In fact I just went and double-checked @jimka’s issue, but it seems to be working for me:

scala> def f(x: Int, g: Int => String): String = g(x)
f: (x: Int, g: Int => String)String

scala> f(1, Map(1 -> "a"))
res1: String = a

Perhaps you’re running an older Scala version, @jimka? Although I don’t see it making much of a difference outside of bugfixes.

Remarkable. It works for me as well. Thanks for the help. But it sounds like this feature is also a surprise to some experts as well as beginners.

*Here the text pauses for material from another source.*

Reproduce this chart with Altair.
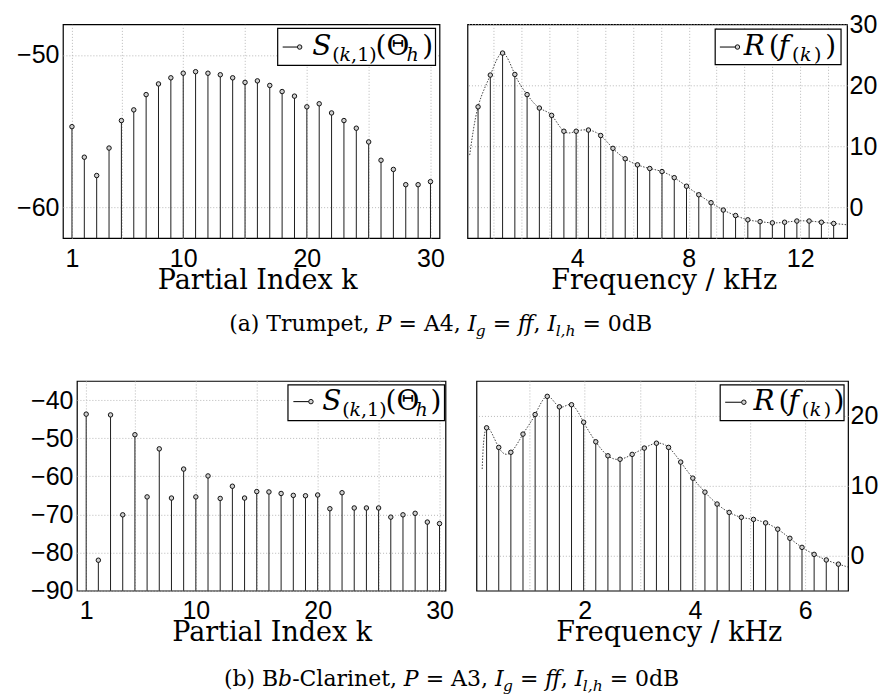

… huh. For some reason, that’s not showing very obviously in the Scaladocs. PartialFunction comes in through MapLike, which is what I had found. Function1 seems to be getting pulled in via GenMapLike, but the Scaladoc for the latter doesn’t actually say that. Odd – I’m clearly missing a subtlety here…

Look at the ‘Linear Supertypes’ section, it’s listed there among a long list of other supertypes.

What’s a “linear supertype” BTW? Are there any other kind of supertypes?

I think it just means ‘a linear list view of the supertype graph’.

Oh man, now I’m thinking. Are there probabilistic type systems?

val a: Long0.99 = 3L
val b: Long0.99 = 4L
val c: Long1.00 = a * b

would compile 98.01% of the time.

Seems like this could have an application to NLP.